> **Stated exercise**:
Extract, in full, the lines below, beginning at the first and ending with the line that contains "x_start, x_stop, x_step = -10.0, 10.0, 0.2". Pictures do not belong in the copy.

> **Data lines**:

+===+

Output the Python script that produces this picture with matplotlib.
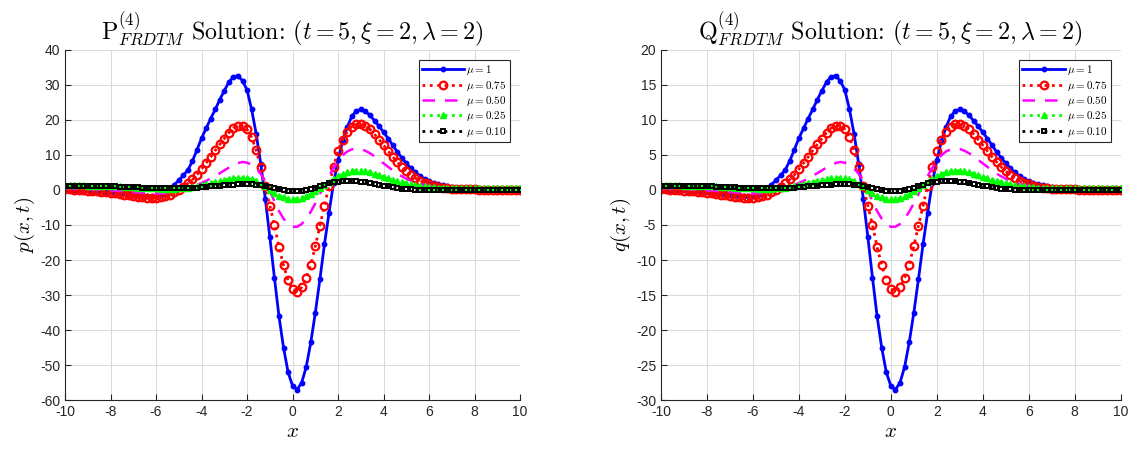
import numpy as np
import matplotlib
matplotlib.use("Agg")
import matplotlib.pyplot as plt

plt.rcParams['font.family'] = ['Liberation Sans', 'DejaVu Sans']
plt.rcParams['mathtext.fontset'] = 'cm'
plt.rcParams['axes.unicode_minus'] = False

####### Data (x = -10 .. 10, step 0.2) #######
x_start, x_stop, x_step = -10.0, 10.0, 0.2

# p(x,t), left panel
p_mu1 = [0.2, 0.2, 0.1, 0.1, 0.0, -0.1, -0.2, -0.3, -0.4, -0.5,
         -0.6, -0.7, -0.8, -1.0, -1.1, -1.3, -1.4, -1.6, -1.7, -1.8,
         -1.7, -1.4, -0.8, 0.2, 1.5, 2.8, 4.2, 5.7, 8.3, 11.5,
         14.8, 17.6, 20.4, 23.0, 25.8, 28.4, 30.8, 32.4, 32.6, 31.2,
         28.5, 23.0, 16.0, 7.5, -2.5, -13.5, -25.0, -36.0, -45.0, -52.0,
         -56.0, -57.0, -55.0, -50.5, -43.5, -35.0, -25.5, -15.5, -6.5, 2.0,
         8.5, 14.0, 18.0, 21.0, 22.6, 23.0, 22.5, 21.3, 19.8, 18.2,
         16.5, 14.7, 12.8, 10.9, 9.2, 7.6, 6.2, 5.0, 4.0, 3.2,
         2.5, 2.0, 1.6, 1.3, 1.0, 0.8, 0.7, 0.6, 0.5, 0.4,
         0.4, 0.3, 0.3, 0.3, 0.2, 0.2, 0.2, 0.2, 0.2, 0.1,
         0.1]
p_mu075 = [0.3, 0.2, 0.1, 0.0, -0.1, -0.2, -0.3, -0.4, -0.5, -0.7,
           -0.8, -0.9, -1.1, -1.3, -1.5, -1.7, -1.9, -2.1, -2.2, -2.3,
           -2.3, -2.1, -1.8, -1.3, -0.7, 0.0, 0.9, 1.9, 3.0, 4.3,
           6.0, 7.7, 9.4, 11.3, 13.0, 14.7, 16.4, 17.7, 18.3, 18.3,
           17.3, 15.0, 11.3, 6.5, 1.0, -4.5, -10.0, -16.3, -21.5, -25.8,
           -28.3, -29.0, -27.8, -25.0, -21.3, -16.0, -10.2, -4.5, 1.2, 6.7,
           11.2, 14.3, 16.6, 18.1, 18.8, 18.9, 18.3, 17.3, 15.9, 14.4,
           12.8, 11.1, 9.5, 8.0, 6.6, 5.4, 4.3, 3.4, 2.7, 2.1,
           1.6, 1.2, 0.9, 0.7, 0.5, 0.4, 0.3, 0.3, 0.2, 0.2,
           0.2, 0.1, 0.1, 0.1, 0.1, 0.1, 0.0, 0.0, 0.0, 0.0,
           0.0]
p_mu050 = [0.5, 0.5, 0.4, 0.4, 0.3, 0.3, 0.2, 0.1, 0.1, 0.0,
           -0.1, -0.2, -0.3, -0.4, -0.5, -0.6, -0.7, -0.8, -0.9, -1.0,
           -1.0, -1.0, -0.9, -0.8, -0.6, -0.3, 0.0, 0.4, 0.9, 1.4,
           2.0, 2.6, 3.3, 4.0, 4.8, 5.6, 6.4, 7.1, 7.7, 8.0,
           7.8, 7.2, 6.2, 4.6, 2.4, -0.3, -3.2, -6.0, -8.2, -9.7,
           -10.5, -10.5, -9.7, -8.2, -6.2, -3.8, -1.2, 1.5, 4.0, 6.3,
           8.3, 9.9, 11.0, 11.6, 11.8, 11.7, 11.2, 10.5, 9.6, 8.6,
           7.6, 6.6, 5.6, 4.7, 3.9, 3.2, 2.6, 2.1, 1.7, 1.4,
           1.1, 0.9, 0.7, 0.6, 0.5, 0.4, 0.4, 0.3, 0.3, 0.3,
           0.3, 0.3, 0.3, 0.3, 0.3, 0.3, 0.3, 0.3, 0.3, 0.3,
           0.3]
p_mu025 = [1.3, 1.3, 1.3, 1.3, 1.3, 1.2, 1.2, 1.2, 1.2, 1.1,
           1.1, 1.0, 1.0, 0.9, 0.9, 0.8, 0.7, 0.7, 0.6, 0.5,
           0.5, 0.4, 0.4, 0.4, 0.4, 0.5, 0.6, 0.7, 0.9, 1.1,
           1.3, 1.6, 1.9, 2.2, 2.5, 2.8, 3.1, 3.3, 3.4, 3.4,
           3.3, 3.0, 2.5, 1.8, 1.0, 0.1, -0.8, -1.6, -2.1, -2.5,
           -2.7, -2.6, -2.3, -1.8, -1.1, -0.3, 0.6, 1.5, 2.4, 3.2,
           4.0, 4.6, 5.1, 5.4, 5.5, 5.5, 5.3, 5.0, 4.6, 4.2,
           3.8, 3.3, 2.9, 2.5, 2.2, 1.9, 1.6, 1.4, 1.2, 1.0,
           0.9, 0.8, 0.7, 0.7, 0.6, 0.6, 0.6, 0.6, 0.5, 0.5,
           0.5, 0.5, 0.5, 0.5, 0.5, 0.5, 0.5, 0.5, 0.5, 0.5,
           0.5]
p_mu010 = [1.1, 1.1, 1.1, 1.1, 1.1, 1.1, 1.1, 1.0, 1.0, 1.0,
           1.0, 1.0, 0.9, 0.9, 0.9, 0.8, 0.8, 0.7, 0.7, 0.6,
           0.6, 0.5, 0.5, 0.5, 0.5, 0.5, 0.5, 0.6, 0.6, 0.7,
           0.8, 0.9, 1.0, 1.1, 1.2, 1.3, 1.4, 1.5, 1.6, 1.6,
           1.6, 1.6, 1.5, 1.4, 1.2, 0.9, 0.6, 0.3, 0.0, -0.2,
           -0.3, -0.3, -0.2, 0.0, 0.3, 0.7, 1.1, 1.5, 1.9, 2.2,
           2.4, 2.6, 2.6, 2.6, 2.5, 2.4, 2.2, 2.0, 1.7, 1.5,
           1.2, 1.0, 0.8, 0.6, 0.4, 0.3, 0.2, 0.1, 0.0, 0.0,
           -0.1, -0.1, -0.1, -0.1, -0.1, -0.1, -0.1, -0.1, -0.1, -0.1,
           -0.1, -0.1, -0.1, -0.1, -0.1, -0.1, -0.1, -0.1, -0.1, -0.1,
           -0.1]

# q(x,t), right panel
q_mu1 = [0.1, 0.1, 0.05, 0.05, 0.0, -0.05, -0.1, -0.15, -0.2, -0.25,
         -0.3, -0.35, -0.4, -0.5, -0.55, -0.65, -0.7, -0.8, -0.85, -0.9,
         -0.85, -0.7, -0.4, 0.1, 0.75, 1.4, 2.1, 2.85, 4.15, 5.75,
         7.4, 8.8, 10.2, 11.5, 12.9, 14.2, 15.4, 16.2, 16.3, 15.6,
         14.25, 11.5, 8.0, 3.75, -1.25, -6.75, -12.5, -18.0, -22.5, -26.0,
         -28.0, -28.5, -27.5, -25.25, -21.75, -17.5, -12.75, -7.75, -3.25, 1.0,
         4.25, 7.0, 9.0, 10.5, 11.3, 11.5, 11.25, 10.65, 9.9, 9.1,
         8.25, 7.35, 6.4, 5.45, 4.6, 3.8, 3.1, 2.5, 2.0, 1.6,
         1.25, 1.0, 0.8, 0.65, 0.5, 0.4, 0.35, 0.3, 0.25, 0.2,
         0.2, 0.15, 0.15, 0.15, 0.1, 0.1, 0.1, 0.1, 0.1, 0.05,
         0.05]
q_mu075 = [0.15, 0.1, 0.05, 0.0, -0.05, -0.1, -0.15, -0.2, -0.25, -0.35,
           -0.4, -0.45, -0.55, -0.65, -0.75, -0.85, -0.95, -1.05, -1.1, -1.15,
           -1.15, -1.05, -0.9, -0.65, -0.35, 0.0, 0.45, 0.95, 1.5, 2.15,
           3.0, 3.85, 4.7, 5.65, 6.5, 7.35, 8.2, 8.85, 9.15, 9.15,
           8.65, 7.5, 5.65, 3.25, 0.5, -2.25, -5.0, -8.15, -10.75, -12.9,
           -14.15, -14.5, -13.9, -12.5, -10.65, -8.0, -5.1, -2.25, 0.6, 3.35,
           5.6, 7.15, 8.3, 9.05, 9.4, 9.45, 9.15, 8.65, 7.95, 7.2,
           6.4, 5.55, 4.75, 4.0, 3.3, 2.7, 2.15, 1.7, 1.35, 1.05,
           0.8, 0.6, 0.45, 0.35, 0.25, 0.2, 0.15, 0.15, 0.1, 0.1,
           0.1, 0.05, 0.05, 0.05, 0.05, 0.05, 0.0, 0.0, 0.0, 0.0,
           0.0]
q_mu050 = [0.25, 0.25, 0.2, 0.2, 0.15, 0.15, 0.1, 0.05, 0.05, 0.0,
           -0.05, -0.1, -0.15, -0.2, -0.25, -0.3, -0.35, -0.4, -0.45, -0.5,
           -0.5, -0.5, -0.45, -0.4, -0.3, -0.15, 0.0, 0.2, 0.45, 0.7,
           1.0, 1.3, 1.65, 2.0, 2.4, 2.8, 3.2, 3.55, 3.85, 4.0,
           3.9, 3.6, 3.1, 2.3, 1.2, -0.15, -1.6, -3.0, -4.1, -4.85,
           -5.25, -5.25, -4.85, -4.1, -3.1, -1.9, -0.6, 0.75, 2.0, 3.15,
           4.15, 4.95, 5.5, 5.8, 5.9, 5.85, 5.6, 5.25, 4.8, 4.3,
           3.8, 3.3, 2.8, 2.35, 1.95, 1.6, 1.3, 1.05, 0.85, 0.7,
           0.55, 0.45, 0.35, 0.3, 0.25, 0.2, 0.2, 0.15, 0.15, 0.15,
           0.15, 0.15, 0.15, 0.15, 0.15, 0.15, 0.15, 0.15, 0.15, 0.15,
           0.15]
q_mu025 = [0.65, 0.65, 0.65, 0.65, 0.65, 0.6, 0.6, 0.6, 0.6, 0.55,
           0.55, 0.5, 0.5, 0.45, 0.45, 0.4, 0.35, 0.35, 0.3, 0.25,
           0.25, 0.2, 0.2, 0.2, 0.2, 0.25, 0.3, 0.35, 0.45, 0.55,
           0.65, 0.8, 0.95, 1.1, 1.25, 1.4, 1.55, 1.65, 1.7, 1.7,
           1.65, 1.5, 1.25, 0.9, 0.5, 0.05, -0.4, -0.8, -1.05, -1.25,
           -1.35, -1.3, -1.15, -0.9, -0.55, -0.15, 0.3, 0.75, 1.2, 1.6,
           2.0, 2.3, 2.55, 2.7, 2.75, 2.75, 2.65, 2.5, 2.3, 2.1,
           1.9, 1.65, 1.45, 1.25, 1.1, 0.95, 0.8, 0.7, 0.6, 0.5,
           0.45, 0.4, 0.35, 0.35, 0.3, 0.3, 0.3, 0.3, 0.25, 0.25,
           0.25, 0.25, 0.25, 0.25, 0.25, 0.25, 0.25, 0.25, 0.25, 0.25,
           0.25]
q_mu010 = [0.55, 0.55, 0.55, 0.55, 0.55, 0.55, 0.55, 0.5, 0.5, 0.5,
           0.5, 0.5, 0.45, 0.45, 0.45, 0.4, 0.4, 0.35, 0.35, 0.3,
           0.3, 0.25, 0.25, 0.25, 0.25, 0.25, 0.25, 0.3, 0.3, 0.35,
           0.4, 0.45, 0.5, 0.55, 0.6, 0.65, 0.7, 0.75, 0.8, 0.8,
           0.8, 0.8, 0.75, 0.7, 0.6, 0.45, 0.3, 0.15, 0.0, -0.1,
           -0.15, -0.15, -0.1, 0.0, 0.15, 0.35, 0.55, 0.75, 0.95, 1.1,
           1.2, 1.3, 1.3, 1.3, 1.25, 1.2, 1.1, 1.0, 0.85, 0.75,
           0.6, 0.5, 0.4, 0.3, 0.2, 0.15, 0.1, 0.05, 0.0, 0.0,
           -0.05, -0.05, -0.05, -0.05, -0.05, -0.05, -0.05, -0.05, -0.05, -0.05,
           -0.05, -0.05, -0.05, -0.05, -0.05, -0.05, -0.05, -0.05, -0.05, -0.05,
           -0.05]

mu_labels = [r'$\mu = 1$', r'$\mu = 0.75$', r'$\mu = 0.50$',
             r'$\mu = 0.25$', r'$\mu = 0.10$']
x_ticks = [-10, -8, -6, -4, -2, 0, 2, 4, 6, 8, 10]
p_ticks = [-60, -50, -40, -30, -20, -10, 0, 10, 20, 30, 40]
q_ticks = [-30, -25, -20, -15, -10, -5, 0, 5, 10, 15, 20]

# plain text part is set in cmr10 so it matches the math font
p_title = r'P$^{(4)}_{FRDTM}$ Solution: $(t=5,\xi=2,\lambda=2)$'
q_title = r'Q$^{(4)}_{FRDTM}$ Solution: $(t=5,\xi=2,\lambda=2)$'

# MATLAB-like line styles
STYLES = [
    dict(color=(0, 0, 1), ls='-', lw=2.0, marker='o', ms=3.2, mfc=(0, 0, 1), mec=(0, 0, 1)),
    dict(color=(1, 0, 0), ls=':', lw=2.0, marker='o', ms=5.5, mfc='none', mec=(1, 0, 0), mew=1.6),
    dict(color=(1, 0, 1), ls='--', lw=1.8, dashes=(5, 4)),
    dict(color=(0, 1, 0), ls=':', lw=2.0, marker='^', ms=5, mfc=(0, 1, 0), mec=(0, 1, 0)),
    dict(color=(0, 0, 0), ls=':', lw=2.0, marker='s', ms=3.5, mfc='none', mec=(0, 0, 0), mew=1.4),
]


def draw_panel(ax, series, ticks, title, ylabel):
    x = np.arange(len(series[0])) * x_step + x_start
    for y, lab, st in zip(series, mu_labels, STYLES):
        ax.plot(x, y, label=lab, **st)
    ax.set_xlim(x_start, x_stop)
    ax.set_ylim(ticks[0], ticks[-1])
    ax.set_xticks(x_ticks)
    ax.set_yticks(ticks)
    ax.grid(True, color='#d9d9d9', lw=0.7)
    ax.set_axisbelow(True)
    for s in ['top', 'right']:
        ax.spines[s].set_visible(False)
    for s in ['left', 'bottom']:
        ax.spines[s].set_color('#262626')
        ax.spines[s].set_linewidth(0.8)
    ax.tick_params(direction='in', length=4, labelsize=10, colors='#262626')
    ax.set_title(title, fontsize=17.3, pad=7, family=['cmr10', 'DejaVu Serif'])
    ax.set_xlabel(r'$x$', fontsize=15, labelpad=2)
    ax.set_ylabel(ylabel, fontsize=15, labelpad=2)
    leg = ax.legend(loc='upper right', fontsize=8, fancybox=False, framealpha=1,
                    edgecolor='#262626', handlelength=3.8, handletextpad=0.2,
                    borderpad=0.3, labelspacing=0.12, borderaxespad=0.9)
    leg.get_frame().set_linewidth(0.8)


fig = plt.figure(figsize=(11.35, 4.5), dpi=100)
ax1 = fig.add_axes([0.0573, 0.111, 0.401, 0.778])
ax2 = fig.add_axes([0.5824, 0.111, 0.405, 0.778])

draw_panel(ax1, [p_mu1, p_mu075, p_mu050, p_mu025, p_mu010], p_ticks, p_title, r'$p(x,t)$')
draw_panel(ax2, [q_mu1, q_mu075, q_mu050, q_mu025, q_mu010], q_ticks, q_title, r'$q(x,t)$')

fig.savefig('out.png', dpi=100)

+===+

> **Exercise answer**:
Output the Python script that produces this picture with matplotlib.
import numpy as np
import matplotlib
matplotlib.use("Agg")
import matplotlib.pyplot as plt

plt.rcParams['font.family'] = ['Liberation Sans', 'DejaVu Sans']
plt.rcParams['mathtext.fontset'] = 'cm'
plt.rcParams['axes.unicode_minus'] = False

####### Data (x = -10 .. 10, step 0.2) #######
x_start, x_stop, x_step = -10.0, 10.0, 0.2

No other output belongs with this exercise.